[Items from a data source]
=-=-=-=-=

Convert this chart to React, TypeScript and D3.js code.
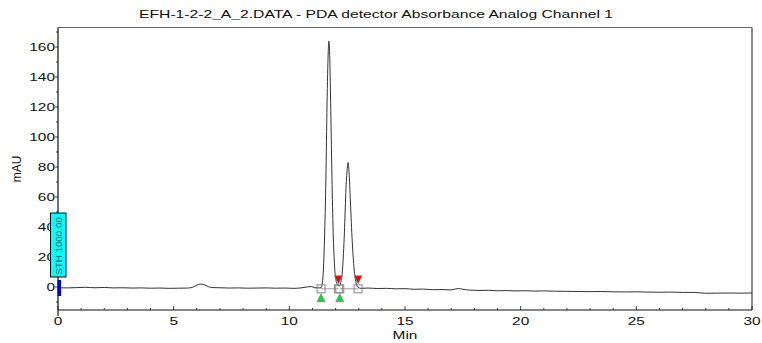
import React from "react";
import * as d3 from "d3";

const TITLE = "EFH-1-2-2_A_2.DATA - PDA detector Absorbance Analog Channel 1";
const X_LABEL = "Min";
const Y_LABEL = "mAU";
const X_TICKS = [0, 5, 10, 15, 20, 25, 30];
const Y_TICKS = [0, 20, 40, 60, 80, 100, 120, 140, 160];

const TIME = [
  0.0, 0.4, 0.8, 1.2, 1.6, 2.0, 2.4, 2.8, 3.2, 3.6, 4.0, 4.4, 4.8, 5.2, 5.6, 5.8, 6.0, 6.15, 6.3, 6.5,
  6.7, 7.0, 7.4, 7.8, 8.2, 8.6, 9.0, 9.4, 9.8, 10.2, 10.5, 10.8, 10.95, 11.1, 11.3, 11.37,
  11.45, 11.52, 11.58, 11.63, 11.68, 11.71, 11.74, 11.78, 11.83, 11.88, 11.94, 12.0, 12.08, 12.15,
  12.22, 12.3, 12.38, 12.45, 12.51, 12.54, 12.58, 12.64, 12.72, 12.8, 12.88, 12.97, 13.1,
  13.4, 13.8, 14.2, 14.6, 15.0, 15.4, 15.8, 16.2, 16.6, 17.0, 17.3, 17.5, 17.8, 18.2, 18.6, 19.0,
  19.4, 19.8, 20.2, 20.6, 21.0, 21.5, 22.0, 22.5, 23.0, 23.5, 24.0, 24.5, 25.0, 25.5, 26.0, 26.5,
  27.0, 27.5, 28.0, 28.5, 29.0, 29.5, 30.0,
];
const ABS = [
  -0.5, -0.6, -0.4, -0.2, -0.5, -0.3, -0.6, -0.5, -0.7, -0.6, -0.8, -0.7, -0.9, -0.8, -0.7, -0.3, 1.2, 2.0, 1.6, 0.2,
  -0.4, -0.5, -0.7, -0.6, -0.8, -0.7, -0.6, -0.8, -0.7, -0.9, -0.6, 0.1, 0.3, -0.5, -0.6, -0.5,
  6, 32, 72, 122, 156, 164, 157, 128, 84, 45, 18, 6, 1.5, 0.5,
  3, 12, 36, 66, 80, 83, 77, 57, 30, 12, 3, -0.3, -0.9,
  -0.7, -1.0, -0.9, -1.2, -1.1, -1.5, -1.4, -1.8, -1.7, -1.9, -1.0, -1.5, -2.1, -2.3, -2.2, -2.5,
  -2.4, -2.6, -2.5, -2.7, -2.6, -2.8, -2.9, -3.0, -3.1, -3.0, -3.2, -3.3, -3.2, -3.4, -3.5, -3.4,
  -3.6, -3.6, -4.2, -4.1, -4.0, -4.1, -4.0,
];

const PEAK_START = [11.37, 12.18];
const PEAK_END = [12.12, 12.97];
const BASE_LEVEL = -1.2;

const W = 762;
const H = 343;
const L = 58;
const R = 752;
const TOP = 27.5;
const BOT = 310;

const SX = 1.4;

function T(props: { x: number; y: number; anchor?: string; size?: number; children: React.ReactNode; fill?: string }) {
  const { x, y, anchor = "middle", size = 11, children, fill = "#111" } = props;
  return (
    <text
      transform={`translate(${x},${y}) scale(${SX},1)`}
      textAnchor={anchor}
      fontSize={size}
      fontFamily="'Liberation Sans', Arial, sans-serif"
      fill={fill}
    >
      {children}
    </text>
  );
}

export default function App() {
  const x = d3.scaleLinear().domain([0, 30]).range([L, R]);
  const y = d3.scaleLinear().domain([0, 160]).range([287, 47]);
  const line = d3
    .line<number>()
    .x((_, i) => x(TIME[i]))
    .y((d) => y(d))
    .curve(d3.curveMonotoneX);

  const xMinor = d3.range(0, 31, 1);
  const yMinor = d3.range(-10, 171, 10);
  const tri = 4;

  return (
    <svg width={W} height={H} style={{ position: "absolute", left: 0, top: 0, background: "#fff" }}>
      <T x={376} y={18} size={11.2}>{TITLE}</T>
      {/* frame */}
      <line x1={L} x2={R} y1={TOP} y2={TOP} stroke="#666" strokeWidth={1} />
      <line x1={R} x2={R} y1={TOP} y2={BOT} stroke="#666" strokeWidth={1.5} />
      <line x1={L} x2={L} y1={TOP} y2={BOT + 6} stroke="#111" strokeWidth={1.2} />
      <line x1={L} x2={R} y1={BOT} y2={BOT} stroke="#111" strokeWidth={1.2} />
      {/* x ticks */}
      {xMinor.map((t) => (
        <line key={"xm" + t} x1={x(t)} x2={x(t)} y1={BOT} y2={BOT - (t % 5 === 0 ? 4 : 2)} stroke="#111" strokeWidth={0.8} />
      ))}
      {X_TICKS.map((t) => (
        <T key={"xt" + t} x={x(t)} y={325} size={11}>{t}</T>
      ))}
      {/* y ticks */}
      {yMinor.map((v) => (
        <line key={"ym" + v} x1={L} x2={L - (v % 20 === 0 ? 3 : 2)} y1={y(v)} y2={y(v)} stroke="#111" strokeWidth={0.8} />
      ))}
      {Y_TICKS.map((v) => (
        <T key={"yt" + v} x={55} y={y(v) + 4} anchor="end" size={11}>{v}</T>
      ))}
      <text
        transform={`translate(21,169) rotate(-90)`}
        textAnchor="middle"
        fontSize={12}
        fontFamily="'Liberation Sans', Arial, sans-serif"
        fill="#111"
      >
        {Y_LABEL}
      </text>
      <T x={405} y={339} size={11}>{X_LABEL}</T>
      {/* trace */}
      <path d={line(ABS) || ""} fill="none" stroke="#333" strokeWidth={1} />
      {/* integration baselines */}
      {PEAK_START.map((s, i) => (
        <line key={"bl" + i} x1={x(s)} x2={x(PEAK_END[i])} y1={y(BASE_LEVEL)} y2={y(BASE_LEVEL)} stroke="#999" strokeWidth={1} />
      ))}
      {/* markers */}
      {[...PEAK_START, ...PEAK_END].map((t, i) => (
        <rect key={"sq" + i} x={x(t) - 4} y={y(BASE_LEVEL) - 4} width={8} height={8} fill="none" stroke="#888" strokeWidth={1} />
      ))}
      {PEAK_START.map((t, i) => {
        const cx = x(t);
        const cy = y(BASE_LEVEL) + 5;
        return (
          <path key={"g" + i} d={`M${cx},${cy} L${cx - tri},${cy + 8} L${cx + tri},${cy + 8} Z`} fill="#00dd33" stroke="#888" strokeWidth={0.8} />
        );
      })}
      {PEAK_END.map((t, i) => {
        const cx = x(t);
        const cy = y(BASE_LEVEL) - 5;
        return (
          <path key={"r" + i} d={`M${cx},${cy} L${cx - tri},${cy - 8} L${cx + tri},${cy - 8} Z`} fill="#ee0000" stroke="#888" strokeWidth={0.8} />
        );
      })}
      {/* STH event box */}
      <rect x={50.5} y={213} width={15.5} height={64} fill="#00ffff" stroke="#111" strokeWidth={1} />
      <text
        transform={`translate(61.8,246) rotate(-90)`}
        textAnchor="middle"
        fontSize={9.8}
        fontFamily="'Liberation Sans', Arial, sans-serif"
        fill="#005a5a"
      >
        STH 1000.00
      </text>
      <rect x={57.5} y={280} width={3.5} height={16} fill="#0000ee" />
    </svg>
  );
}
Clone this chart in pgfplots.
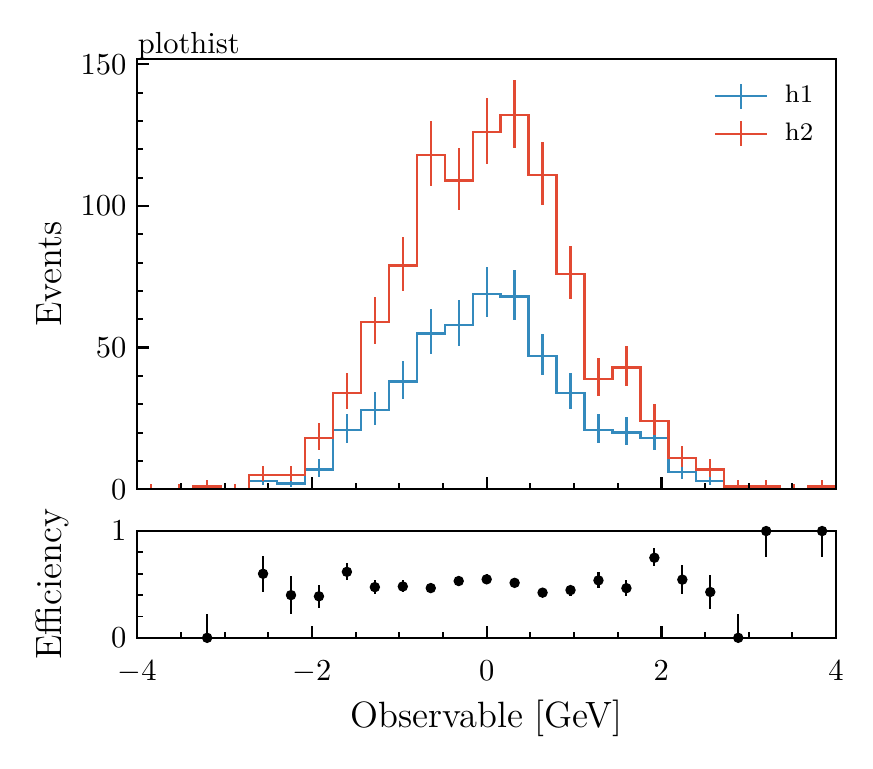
\documentclass[border=0pt]{standalone}
\usepackage{pgfplots}
\pgfplotsset{compat=1.18}
\usepackage{pgfplotstable}
\definecolor{hone}{HTML}{348ABD}
\definecolor{htwo}{HTML}{E24A33}

% step data: left bin edges, last point repeated at right edge
\pgfplotstableread{
x y
-4.00 0
-3.68 0
-3.36 0
-3.04 0
-2.72 3
-2.40 2
-2.08 7
-1.76 21
-1.44 28
-1.12 38
-0.80 55
-0.48 58
-0.16 69
0.16 68
0.48 47
0.80 34
1.12 21
1.44 20
1.76 18
2.08 6
2.40 3
2.72 0
3.04 1
3.36 0
3.68 1
4.00 1
}\honestep
\pgfplotstableread{
x y
-4.00 0
-3.68 0
-3.36 1
-3.04 0
-2.72 5
-2.40 5
-2.08 18
-1.76 34
-1.44 59
-1.12 79
-0.80 118
-0.48 109
-0.16 126
0.16 132
0.48 111
0.80 76
1.12 39
1.44 43
1.76 24
2.08 11
2.40 7
2.72 1
3.04 1
3.36 0
3.68 1
4.00 1
}\htwostep
% bin centres, counts, Poisson errors (minus, plus)
\pgfplotstableread{
x y em ep
-3.84 0 0 1.841
-3.52 0 0 1.841
-3.20 0 0 1.841
-2.88 0 0 1.841
-2.56 3 1.633 2.918
-2.24 2 1.292 2.638
-1.92 7 2.575 3.770
-1.60 21 4.545 5.655
-1.28 28 5.261 6.362
-0.96 38 6.137 7.232
-0.64 55 7.390 8.475
-0.32 58 7.589 8.672
0.00 69 8.275 9.354
0.32 68 8.215 9.295
0.64 47 6.832 7.921
0.96 34 5.802 6.900
1.28 21 4.545 5.655
1.60 20 4.434 5.546
1.92 18 4.202 5.321
2.24 6 2.377 3.583
2.56 3 1.633 2.918
2.88 0 0 1.841
3.20 1 0.827 2.300
3.52 0 0 1.841
3.84 1 0.827 2.300
}\honeerr
\pgfplotstableread{
x y em ep
-3.84 0 0 1.841
-3.52 0 0 1.841
-3.20 1 0.827 2.300
-2.88 0 0 1.841
-2.56 5 2.158 3.382
-2.24 5 2.158 3.382
-1.92 18 4.202 5.321
-1.60 34 5.802 6.900
-1.28 59 7.654 8.737
-0.96 79 8.854 9.928
-0.64 118 10.83 11.90
-0.32 109 10.41 11.47
0.00 126 11.19 12.25
0.32 132 11.45 12.51
0.64 111 10.50 11.57
0.96 76 8.684 9.760
1.28 39 6.218 7.313
1.60 43 6.532 7.625
1.92 24 4.864 5.971
2.24 11 3.265 4.434
2.56 7 2.575 3.770
2.88 1 0.827 2.300
3.20 1 0.827 2.300
3.52 0 0 1.841
3.84 1 0.827 2.300
}\htwoerr
\pgfplotstableread{
x y em ep
-3.20 0 0 0.224
-2.56 0.600 0.171 0.171
-2.24 0.400 0.173 0.180
-1.92 0.389 0.106 0.105
-1.60 0.618 0.077 0.084
-1.28 0.475 0.062 0.068
-0.96 0.481 0.053 0.059
-0.64 0.466 0.041 0.046
-0.32 0.532 0.044 0.049
0.00 0.548 0.043 0.050
0.32 0.515 0.041 0.037
0.64 0.423 0.040 0.038
0.96 0.447 0.053 0.040
1.28 0.538 0.071 0.078
1.60 0.465 0.072 0.077
1.92 0.750 0.081 0.087
2.24 0.545 0.136 0.134
2.56 0.429 0.156 0.160
2.88 0 0 0.224
3.20 1 0.240 0
3.84 1 0.240 0
}\eff

\begin{document}
\begin{tikzpicture}
\pgfplotsset{
  myaxis/.style={
    scale only axis,
    anchor=south west,
    width=229.1pt,
    xmin=-4, xmax=4,
    axis on top,
    xtick pos=bottom, ytick pos=left,
    tick align=inside,
    xtick={-4,-2,0,2,4},
    minor x tick num=3,
    major tick length=4pt,
    minor tick length=2pt,
    major tick style={line width=0.75pt, black},
    minor tick style={line width=0.6pt, black},
    axis line style={line width=0.75pt},
    tick label style={font=\fontsize{10}{12}\selectfont},
    label style={font=\fontsize{12}{14}\selectfont},
    ylabel style={at={(axis description cs:-0.108,0.5)}, anchor=base},
  },
}
\begin{axis}[myaxis,
  name=top,
  at={(45.0pt,91.4pt)},
  height=141.0pt,
  ymin=0, ymax=151.8,
  ytick={0,50,100,150},
  minor y tick num=4,
  xticklabels={},
  ylabel={Events},
  legend style={at={(axis description cs:0.824,0.955)}, anchor=north west,
    draw=none, fill=none, inner sep=0pt,
    font=\fontsize{8.3}{10}\selectfont,
    row sep=1.0pt},
  legend cell align=left,
]
\addplot[hone, line width=0.75pt, const plot,
  legend image code/.code={
    \draw[hone, line width=0.75pt] (0pt,0pt) -- (17pt,0pt);
    \draw[hone, line width=0.75pt] (8.5pt,-4.1pt) -- (8.5pt,4.1pt);
    \path (20.6pt,0pt);}]
  table[x=x, y=y] {\honestep};
\addlegendentry{h1}
\addplot[draw=none, mark=none, forget plot,
  error bars/.cd, x dir=both, x fixed=0.16, y dir=both, y explicit,
  error mark=none, error bar style={draw=hone, line width=0.75pt}]
  table[x=x, y=y, y error minus=em, y error plus=ep] {\honeerr};
\addplot[htwo, line width=0.75pt, const plot,
  legend image code/.code={
    \draw[htwo, line width=0.75pt] (0pt,0pt) -- (17pt,0pt);
    \draw[htwo, line width=0.75pt] (8.5pt,-4.1pt) -- (8.5pt,4.1pt);
    \path (20.6pt,0pt);}]
  table[x=x, y=y] {\htwostep};
\addlegendentry{h2}
\addplot[draw=none, mark=none, forget plot,
  error bars/.cd, x dir=both, x fixed=0.16, y dir=both, y explicit,
  error mark=none, error bar style={draw=htwo, line width=0.75pt}]
  table[x=x, y=y, y error minus=em, y error plus=ep] {\htwoerr};
\end{axis}
\node[anchor=base west, inner sep=0pt, font=\fontsize{10}{12}\selectfont]
  at ([yshift=2pt]top.north west) {plothist};
\begin{axis}[myaxis,
  at={(45.0pt,42.7pt)},
  height=35.0pt,
  ymin=0, ymax=1,
  ytick={0,1},
  minor y tick num=4,
  xticklabel style={yshift=-4pt},
  xlabel={Observable [GeV]},
  xlabel style={at={(axis description cs:0.5,-0.837)}, anchor=base},
  ylabel={Efficiency},
]
\addplot[black, only marks, mark=*, mark size=1.5pt,
  error bars/.cd, y dir=both, y explicit,
  error mark=none, error bar style={black, line width=0.7pt}]
  table[x=x, y=y, y error minus=em, y error plus=ep] {\eff};
\end{axis}
\pgfresetboundingbox
\useasboundingbox (0,0) rectangle (286.2pt,251.8pt);
\end{tikzpicture}
\end{document}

=-=-=-=-=

(Written exercise)
Go from the first line of the listing to the line holding "import * as" and, please, transcribe those lines exactly, both included, with no pictures.

(Full answer)
Convert this chart to React, TypeScript and D3.js code.
import React from "react";
import * as d3 from "d3";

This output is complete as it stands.